— What is required —
From the entries below, extract every line that includes the word "this".

(Charts and diagrams as code)
"""

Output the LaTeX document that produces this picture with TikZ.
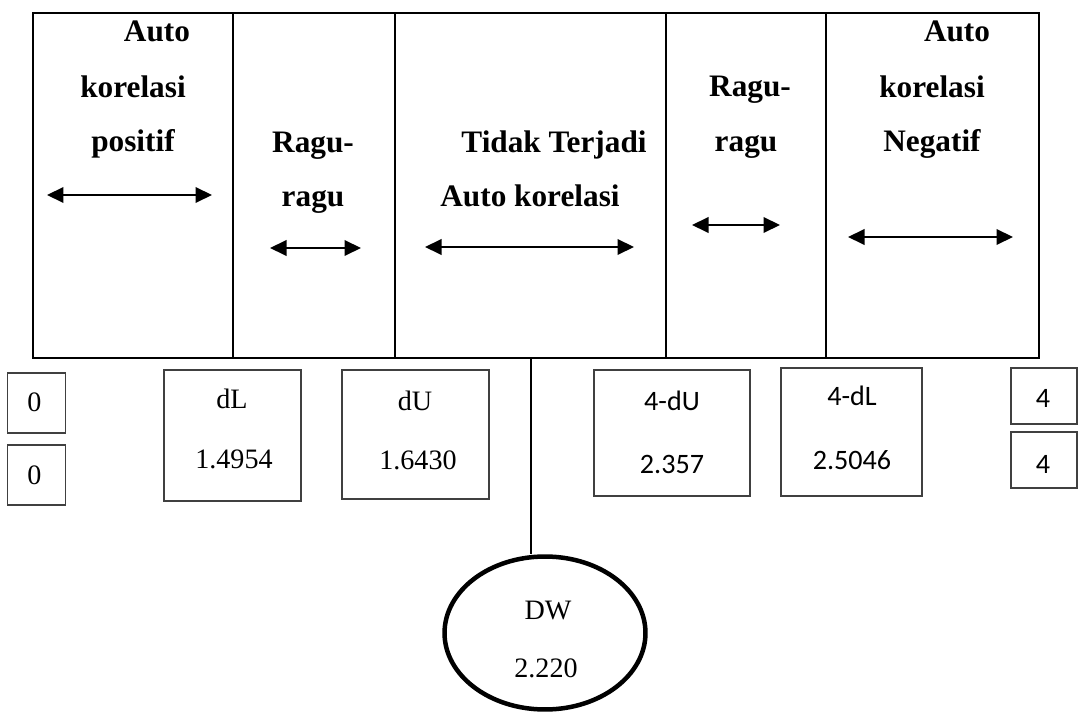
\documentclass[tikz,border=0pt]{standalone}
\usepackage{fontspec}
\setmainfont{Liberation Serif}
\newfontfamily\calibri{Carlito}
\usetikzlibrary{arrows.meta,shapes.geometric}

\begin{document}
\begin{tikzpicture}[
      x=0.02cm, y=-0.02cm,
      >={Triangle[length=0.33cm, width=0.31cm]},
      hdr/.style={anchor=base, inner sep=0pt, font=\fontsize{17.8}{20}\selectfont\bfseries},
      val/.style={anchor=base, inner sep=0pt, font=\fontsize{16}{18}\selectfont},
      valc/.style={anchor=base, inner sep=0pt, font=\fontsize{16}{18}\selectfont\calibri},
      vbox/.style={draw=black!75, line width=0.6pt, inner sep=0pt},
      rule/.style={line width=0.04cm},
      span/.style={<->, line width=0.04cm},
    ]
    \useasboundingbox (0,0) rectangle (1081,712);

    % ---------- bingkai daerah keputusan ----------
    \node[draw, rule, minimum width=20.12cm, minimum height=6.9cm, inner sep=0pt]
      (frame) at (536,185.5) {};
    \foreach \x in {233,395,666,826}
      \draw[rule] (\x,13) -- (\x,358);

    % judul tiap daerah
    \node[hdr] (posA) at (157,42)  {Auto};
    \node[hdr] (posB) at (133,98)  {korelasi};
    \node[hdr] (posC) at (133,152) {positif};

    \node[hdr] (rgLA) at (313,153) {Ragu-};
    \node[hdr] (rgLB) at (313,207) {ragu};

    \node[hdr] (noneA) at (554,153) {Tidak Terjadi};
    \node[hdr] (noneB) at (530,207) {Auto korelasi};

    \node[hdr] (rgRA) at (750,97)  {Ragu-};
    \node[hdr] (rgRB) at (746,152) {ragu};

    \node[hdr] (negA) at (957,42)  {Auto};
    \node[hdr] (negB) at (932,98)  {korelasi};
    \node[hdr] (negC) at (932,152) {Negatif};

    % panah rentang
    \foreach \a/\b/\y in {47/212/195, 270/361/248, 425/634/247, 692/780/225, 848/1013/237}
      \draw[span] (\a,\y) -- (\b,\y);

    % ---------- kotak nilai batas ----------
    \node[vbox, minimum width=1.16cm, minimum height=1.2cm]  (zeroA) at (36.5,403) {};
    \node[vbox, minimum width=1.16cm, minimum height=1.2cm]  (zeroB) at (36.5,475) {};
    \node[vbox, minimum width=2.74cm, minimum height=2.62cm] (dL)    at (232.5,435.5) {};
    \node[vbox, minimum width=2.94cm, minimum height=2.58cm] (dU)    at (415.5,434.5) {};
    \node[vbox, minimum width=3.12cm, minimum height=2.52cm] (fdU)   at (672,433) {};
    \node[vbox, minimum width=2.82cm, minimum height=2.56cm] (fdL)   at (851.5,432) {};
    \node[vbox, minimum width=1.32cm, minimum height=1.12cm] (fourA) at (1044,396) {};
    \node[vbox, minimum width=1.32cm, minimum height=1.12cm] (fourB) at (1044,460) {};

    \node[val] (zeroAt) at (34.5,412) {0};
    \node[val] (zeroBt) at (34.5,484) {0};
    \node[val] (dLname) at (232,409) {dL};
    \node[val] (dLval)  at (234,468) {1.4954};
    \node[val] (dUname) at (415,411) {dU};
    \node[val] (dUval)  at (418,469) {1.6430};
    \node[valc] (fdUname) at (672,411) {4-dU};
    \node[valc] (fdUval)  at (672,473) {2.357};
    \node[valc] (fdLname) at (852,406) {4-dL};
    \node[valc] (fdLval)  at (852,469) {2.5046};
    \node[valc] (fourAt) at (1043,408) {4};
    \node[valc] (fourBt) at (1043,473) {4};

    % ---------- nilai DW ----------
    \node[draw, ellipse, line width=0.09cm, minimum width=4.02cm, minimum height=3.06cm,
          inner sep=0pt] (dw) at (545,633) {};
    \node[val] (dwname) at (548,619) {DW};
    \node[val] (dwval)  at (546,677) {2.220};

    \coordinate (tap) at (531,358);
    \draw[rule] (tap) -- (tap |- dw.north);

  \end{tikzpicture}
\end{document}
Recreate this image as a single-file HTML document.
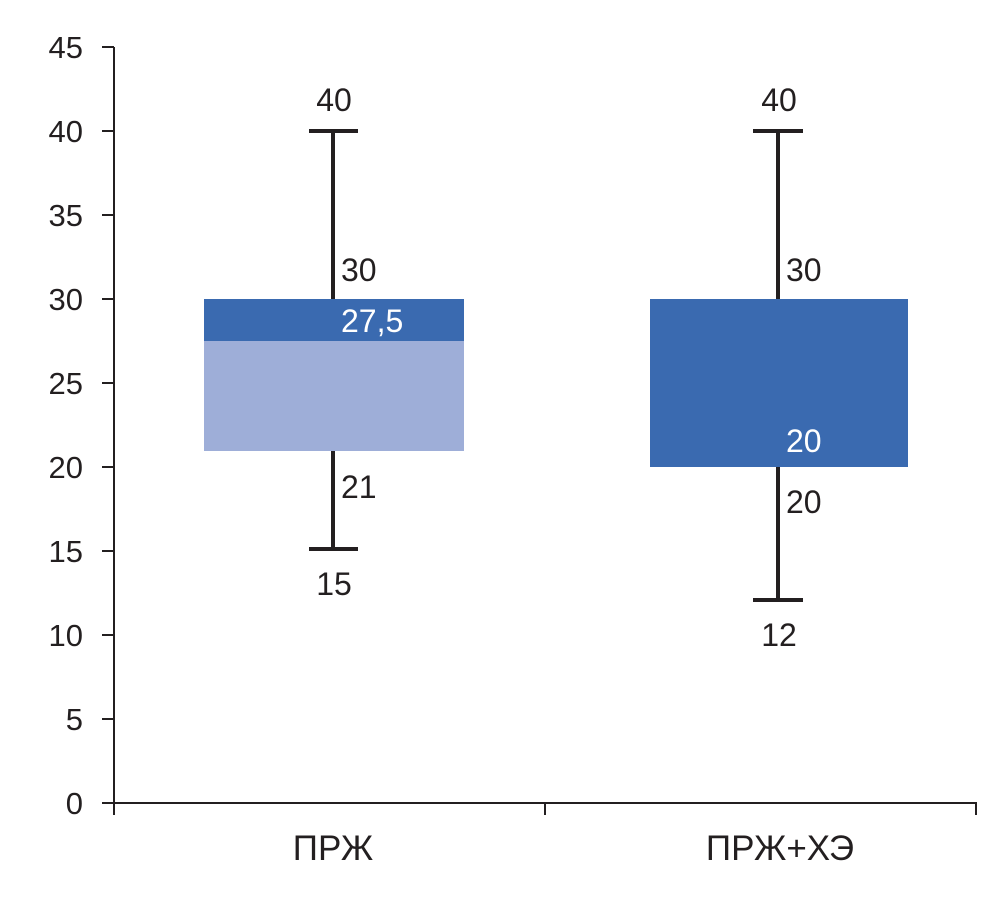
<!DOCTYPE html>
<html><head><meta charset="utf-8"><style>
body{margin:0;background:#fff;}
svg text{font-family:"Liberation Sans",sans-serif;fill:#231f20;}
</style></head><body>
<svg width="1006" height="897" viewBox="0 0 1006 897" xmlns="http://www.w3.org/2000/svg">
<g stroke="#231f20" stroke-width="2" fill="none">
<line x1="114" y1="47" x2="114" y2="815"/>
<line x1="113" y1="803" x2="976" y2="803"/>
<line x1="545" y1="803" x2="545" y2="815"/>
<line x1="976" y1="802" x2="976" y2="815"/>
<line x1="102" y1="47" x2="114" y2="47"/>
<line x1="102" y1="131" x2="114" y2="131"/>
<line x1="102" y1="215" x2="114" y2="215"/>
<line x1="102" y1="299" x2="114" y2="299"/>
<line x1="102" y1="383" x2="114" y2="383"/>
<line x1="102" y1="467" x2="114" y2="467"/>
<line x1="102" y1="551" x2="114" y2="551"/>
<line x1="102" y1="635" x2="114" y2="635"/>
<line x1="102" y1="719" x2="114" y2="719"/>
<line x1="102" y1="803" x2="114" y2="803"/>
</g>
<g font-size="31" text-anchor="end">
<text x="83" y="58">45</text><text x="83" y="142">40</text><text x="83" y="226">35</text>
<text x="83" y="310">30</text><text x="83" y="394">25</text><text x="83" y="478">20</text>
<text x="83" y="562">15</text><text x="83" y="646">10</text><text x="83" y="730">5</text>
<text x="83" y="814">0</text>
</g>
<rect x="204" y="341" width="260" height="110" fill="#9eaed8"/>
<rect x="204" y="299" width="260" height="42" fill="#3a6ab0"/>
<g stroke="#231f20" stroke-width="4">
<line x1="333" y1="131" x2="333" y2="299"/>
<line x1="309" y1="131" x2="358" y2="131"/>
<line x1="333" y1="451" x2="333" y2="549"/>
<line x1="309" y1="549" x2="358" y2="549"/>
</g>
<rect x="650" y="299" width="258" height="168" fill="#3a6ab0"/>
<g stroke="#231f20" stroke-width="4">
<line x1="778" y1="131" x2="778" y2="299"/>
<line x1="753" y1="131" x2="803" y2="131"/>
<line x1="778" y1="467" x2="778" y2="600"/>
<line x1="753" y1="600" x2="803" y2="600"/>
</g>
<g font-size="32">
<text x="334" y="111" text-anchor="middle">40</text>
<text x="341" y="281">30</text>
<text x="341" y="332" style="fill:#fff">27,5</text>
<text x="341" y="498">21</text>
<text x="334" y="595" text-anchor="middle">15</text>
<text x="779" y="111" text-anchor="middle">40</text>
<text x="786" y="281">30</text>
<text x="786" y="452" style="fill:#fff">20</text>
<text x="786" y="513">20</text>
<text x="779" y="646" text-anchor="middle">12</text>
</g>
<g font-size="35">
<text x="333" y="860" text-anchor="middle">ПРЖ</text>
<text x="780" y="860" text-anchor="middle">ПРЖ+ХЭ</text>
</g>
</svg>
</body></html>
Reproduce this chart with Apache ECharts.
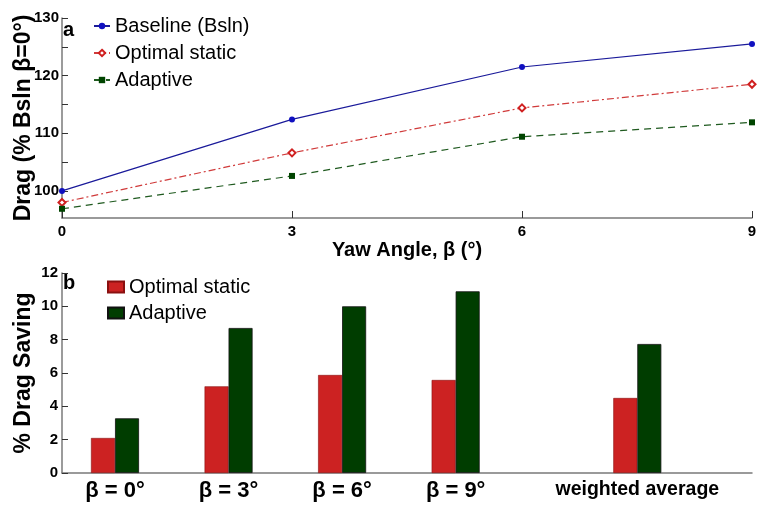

"""

— Exercise output —
Output the LaTeX document that produces this picture with TikZ.
Recreate this image as a single-file HTML document.
Reproduce this chart with Apache ECharts.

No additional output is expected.